Athlete’s comeback not necessary to fight cancer

Buried last week underneath actual news, such as an approaching hurricane and a certain vice presidential nominee’s first big interview, was this gem: Lance Armstrong is coming out of retirement for 2009.

That’s right. The seven-time Tour de France winner announced last Tuesday that he’s going to compete in several races after three years away, and Armstrong hopes to win his sport’s most prestigious title for the eighth time. Armstrong said he’s coming out of retirement to increase cancer awareness – no doubt a noble act.

Still, the 37-year-old is adding his name to an already mile-long list of athletes who said they were done but, for better or worse, decide it’s time to re-enter the workforce.

I would love to hear the conversation in which Armstrong let his children know the good news, but I can only imagine:

“Kids, ever since 2005 I’ve sensed a window closing on my noncareer. You know, your dad can only play the game so long, and I’ve thought long and hard about it. Rather than let that window close on its own, I’ve decided to retire from retirement.”

Surely Brett Favre had a nearly identical conversation this summer. He, however, doesn’t seem to have a sound grasp of the concept of unretirement. Favre should have known that he needed to be away for at least one year.

Whatever the case, Armstrong isn’t in bad company with names like Michael Jordan (twice), Magic Johnson (thrice), George Foreman (twice), Marina Navratilova and Roger Clemens, to name a few.

God love ’em; they just adore their respective games so much they can’t stay away. That doesn’t mean they’re making the right decision, though.

Unretirement hardly ever turns out well. At a certain age, athletes just aren’t who they used to be, and it shows. Sure, Michael Jordan came back and led the Bulls to three more rings, but he’s the greatest athlete ever. And let’s not forget the whole Washington Wizards thing.

Yes, George Foreman came back and won the world heavyweight championship. Of course there are exceptions. I’m willing to bet Armstrong has some success in his unretirement, but it won’t even come close to his already accomplished feats. If he wins on his comeback Tour (and it’s not unthinkable – A Belgian named Firmin Lambot won the 1922 race at age 36) he’ll have eight. Great. He already won seven in a row.

Just what are these people looking for? I don’t think they’re trying to rediscover themselves. They should feel pretty comfortable with who they are at this point. They don’t appear to be going through a mid-life crises, but you never really know with those. It doesn’t seem like they’re trying to break records either, and Armstrong doesn’t really have any to break.

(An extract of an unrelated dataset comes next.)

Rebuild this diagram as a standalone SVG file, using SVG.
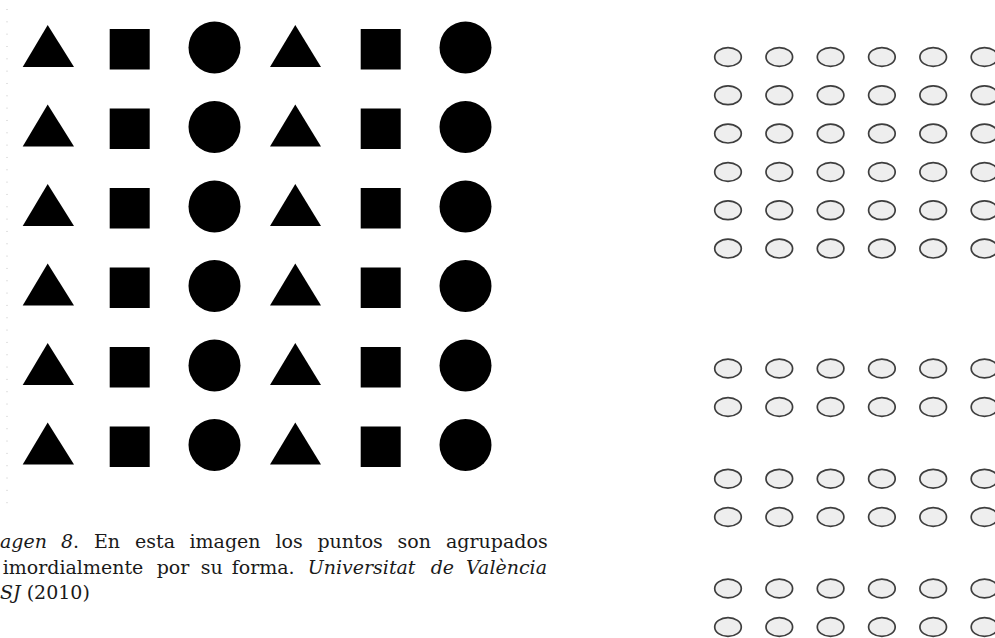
<svg xmlns="http://www.w3.org/2000/svg" xmlns:xlink="http://www.w3.org/1999/xlink" width="995" height="638" viewBox="0 0 995 638">
<style>
.shape{fill:#000}
.dot{fill:#eeeeee;stroke:#3e3e3e;stroke-width:1.7}
.cap{font-family:"DejaVu Serif","Liberation Serif",serif;font-size:19px;fill:#1a1a1a}
.it{font-style:italic}
</style>
<defs>
<g id="shapeRow">
<polygon class="shape" points="47.7,25 74,67 22.7,67"/>
<rect class="shape" x="109.7" y="29" width="40" height="40.5"/>
<circle class="shape" cx="214.5" cy="47.4" r="26"/>
<polygon class="shape" points="295.3,25 321,67 270,67"/>
<rect class="shape" x="360.7" y="29" width="40" height="40.5"/>
<circle class="shape" cx="465.5" cy="47.4" r="26"/>
</g>
<ellipse id="dot" class="dot" cx="0" cy="0" rx="13.3" ry="9.4"/>
<g id="dotRow">
<use xlink:href="#dot" x="728" y="0"/>
<use xlink:href="#dot" x="779.3" y="0"/>
<use xlink:href="#dot" x="830.6" y="0"/>
<use xlink:href="#dot" x="881.9" y="0"/>
<use xlink:href="#dot" x="933.2" y="0"/>
<use xlink:href="#dot" x="984.5" y="0"/>
</g>
</defs>
<rect width="995" height="638" fill="#ffffff"/>
<line x1="7" y1="9" x2="7" y2="504" stroke="#c4c4c4" stroke-width="1" stroke-dasharray="1 11.33"/>
<g id="shapes-grid">
<use id="shape-row-1" xlink:href="#shapeRow" y="0"/>
<use id="shape-row-2" xlink:href="#shapeRow" y="79.5"/>
<use id="shape-row-3" xlink:href="#shapeRow" y="159"/>
<use id="shape-row-4" xlink:href="#shapeRow" y="238.5"/>
<use id="shape-row-5" xlink:href="#shapeRow" y="318"/>
<use id="shape-row-6" xlink:href="#shapeRow" y="397.5"/>
</g>
<g id="dots-grid">
<use id="dot-row-1" xlink:href="#dotRow" y="57"/>
<use id="dot-row-2" xlink:href="#dotRow" y="95.3"/>
<use id="dot-row-3" xlink:href="#dotRow" y="133.6"/>
<use id="dot-row-4" xlink:href="#dotRow" y="172"/>
<use id="dot-row-5" xlink:href="#dotRow" y="210.3"/>
<use id="dot-row-6" xlink:href="#dotRow" y="248.6"/>
<use id="dot-row-7" xlink:href="#dotRow" y="368.5"/>
<use id="dot-row-8" xlink:href="#dotRow" y="407"/>
<use id="dot-row-9" xlink:href="#dotRow" y="478.7"/>
<use id="dot-row-10" xlink:href="#dotRow" y="517"/>
<use id="dot-row-11" xlink:href="#dotRow" y="588.5"/>
<use id="dot-row-12" xlink:href="#dotRow" y="627"/>
</g>
<g id="caption">
<text class="cap" y="548"><tspan class="it" x="0">agen</tspan><tspan class="it" x="61">8</tspan><tspan>.</tspan><tspan x="94">En</tspan><tspan x="135">esta</tspan><tspan x="189.5">imagen</tspan><tspan x="275.4">los</tspan><tspan x="317.4">puntos</tspan><tspan x="397.6">son</tspan></text>
<text class="cap" x="547.7" y="548" text-anchor="end">agrupados</text>
<text class="cap" y="573.5"><tspan x="2.7">imordialmente</tspan><tspan x="156.7">por</tspan><tspan x="200.7">su</tspan><tspan x="231.7">forma.</tspan><tspan class="it" x="307.7">Universitat</tspan><tspan class="it" x="430.7">de</tspan></text>
<text class="cap it" x="547" y="573.5" text-anchor="end">València</text>
<text class="cap" x="0" y="599"><tspan class="it">SJ</tspan> (2010)</text>
</g>
</svg>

I just want to know why. Raising awareness for cancer is great, but Armstrong has been doing that for a long time and he could do just as much without racing.

The whole process of unretirement seems a bit dishonest. It’s a long-distance relationship that’s already well past its expiration date, yet it goes on. Neither party is truly interested, though one might still be hoping to rekindle some of the relationship’s former magic. Why not just end it?

God bless Lance Armstrong. He’s doing what he loves and I suppose he deserves everyone’s full support. I suppose I’ll eventually give it to him, and only hope that he won’t come back at age 62 to win his 16th Tour.

Max Landman is a senior news-editorial journalism major from Uvalde.